The Orinoco river is important to the culinary history of the Caribbean. Ducks domesticated on her banks were found by the Spaniards as far north as the Bahamas. The currents aided Amerindians in getting sweet potatoes to Barbados where they brewed the mobbie referenced by Tristan Stephenson in The Curious Bartender’s Rum Revolution. The currents also brought seeds of the trees whose barks are still used as a tea all across the Caribbean. Rum enthusiasts might be familiar with this flavor in Mount Gay Mauby Rum, a well-regarded spiced rum that’s only available on the island where it’s produced.
The biodiversity of the Orinoco’s delta provided the seeds, barks, and herbs that Plantation owners in Trinidad would use to accent the nuances of their already highly regarded cocoa. These same ingredients were also instrumental in the tonic that Doctor J.B. Siegert would create to soothe the stomachs of soldiers fighting for independence from Spain.

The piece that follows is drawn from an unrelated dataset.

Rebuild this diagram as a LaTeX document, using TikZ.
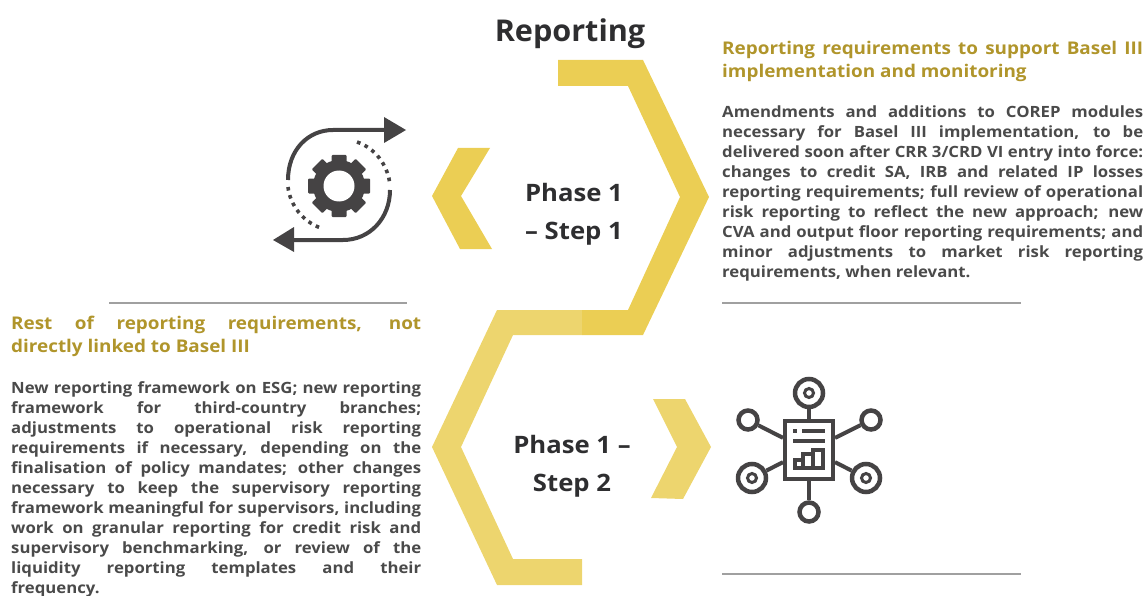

The name Orinoco was derived from what the Warao people referred to the delta that they lived in as. It has always been a misnomer because it ignores the names used by everyone else who lived along the watercourse of the fourth largest river of the world.
Their name really only applies to the area they lived in, an area with an important history in the development in both cocoa and bitters.

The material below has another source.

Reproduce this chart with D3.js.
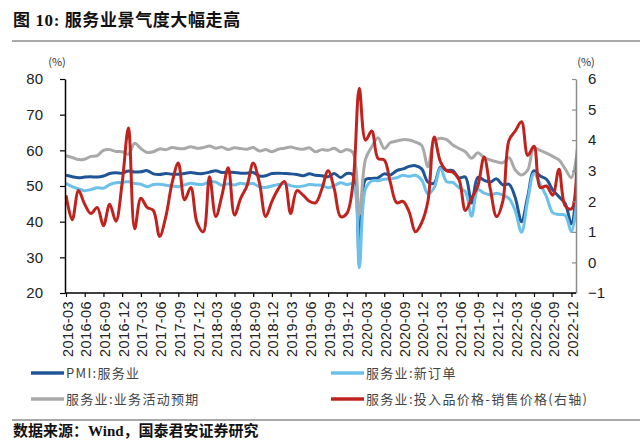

60ml Angostura 7 Year Old Rum
1 egg yolk
5 dashes of Angostura Aromatic Bitters
10 dashes of Angostura Cocoa Bitters
1 teaspoon rich simple syrup
Combine all ingredients and either shake until everything is well integrated, or pulse in a blender.

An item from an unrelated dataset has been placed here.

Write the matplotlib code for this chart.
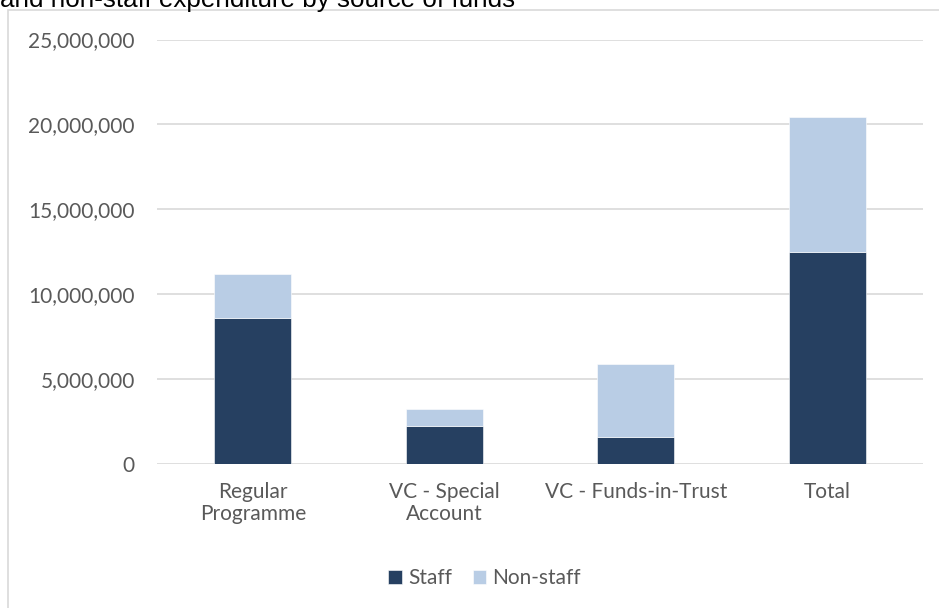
import matplotlib
matplotlib.use("Agg")
import matplotlib.pyplot as plt
from matplotlib.patches import Rectangle
from matplotlib.ticker import FuncFormatter

plt.rcParams['font.family'] = ['Lato', 'DejaVu Sans']

categories = ["Regular\nProgramme", "VC - Special\nAccount", "VC - Funds-in-Trust", "Total"]
staff = [8590000, 2240000, 1600000, 12490000]
non_staff = [2620000, 1000000, 4280000, 7920000]
series_names = ["Staff", "Non-staff"]
title = "and non-staff expenditure by source of funds"

dark = "#264061"
light = "#B9CDE5"
grey_txt = "#595959"

fig = plt.figure(figsize=(9.39, 6.08), dpi=100)

# chart frame (top-left part visible, rest cropped)
frame = Rectangle((7.5 / 939, -0.1), 1.1, 1 - 10.5 / 608 + 0.1,
                  transform=fig.transFigure, fill=False,
                  edgecolor="#d9d9d9", linewidth=1.2)
fig.patches.append(frame)

# title is cut off at the top in the original
fig.text(0.0, 1 - 6.5 / 608, title, ha="left", va="baseline",
         fontsize=18.7, family=["Liberation Sans", "DejaVu Sans"], color="black")

ax = fig.add_axes([157 / 939, 1 - 464 / 608, (923 - 157) / 939, (464 - 39.5) / 608])
x = range(len(categories))
ax.bar(x, staff, width=0.4, color=dark, edgecolor="white", linewidth=0.4,
       label=series_names[0], zorder=3)
ax.bar(x, non_staff, width=0.4, bottom=staff, color=light, edgecolor="white",
       linewidth=0.4, label=series_names[1], zorder=3)

ax.set_xlim(-0.5, len(categories) - 0.5)
ax.set_ylim(0, 25000000)
ax.set_yticks(range(0, 25000001, 5000000))
ax.yaxis.set_major_formatter(FuncFormatter(lambda v, p: f"{int(v):,}"))
ax.set_xticks(list(x))
ax.set_xticklabels(categories)
ax.grid(axis="y", color="#d9d9d9", linewidth=1.2, zorder=0)
for s in ax.spines.values():
    s.set_visible(False)
ax.tick_params(axis="both", length=0, labelsize=15, colors=grey_txt)
ax.tick_params(axis="y", pad=16)
ax.tick_params(axis="x", pad=13)
for lab in ax.get_xticklabels():
    lab.set_linespacing(1.15)

handles, labels = ax.get_legend_handles_labels()
fig.legend(handles, labels, loc="center", bbox_to_anchor=(0.516, 1 - 578 / 608),
           ncol=2, frameon=False, fontsize=15, handlelength=0.65, handleheight=0.65,
           handletextpad=0.3, columnspacing=1.0, labelcolor=grey_txt)

fig.savefig("out.png", dpi=100)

During her Ask Me Anything session on Reddit, Master Blender of Appleton Estate Joy Spence shared her favorite cocktail with the online rum community.
2 1⁄2 parts Appleton Estate 12-Year-Old Casks Rums 1/2 part sugar syrup 1 dash Peychaud’s bitters 2 dashes Angostura bitters 2 dashes orange bitters Orange peel (garnish)
HOW TO MAKE Add all ingredients to a mixing glass with large cubed ice. Stir quickly until glass frosts then strain into old fashioned glass over large block ice or ice sphere. Finish it off with an orange twist.Joy Spence explaining “Joy’s Cocktail”
Joy Spence recommended a cocktail that called for three different types of bitters, and Angostura released their third bitters just weeks apart.
Interestingly enough, John Spence is another distinguished alumnus of the University of the West Indies who has made invaluable contributions to Caribbean agriculture.
While Joy’s focus has always been on the science of sugar cane spirits, John applied his expertise to improving cocoa.
This cocktail is a celebration of iconic rum, iconic cocoa, and two Caribbean innovators in agriculture with similar names.
2 1⁄2 parts Appleton Estate 12-Year-Old Casks Rum
1/2 part sugar syrup
1 dash Angostura Aromatic Bitters
1 dash Angostura Orange Bitters
3 dashes Angostura Cocoa Bitters
Follow Joy’s method, or shake on ice and enjoy neat.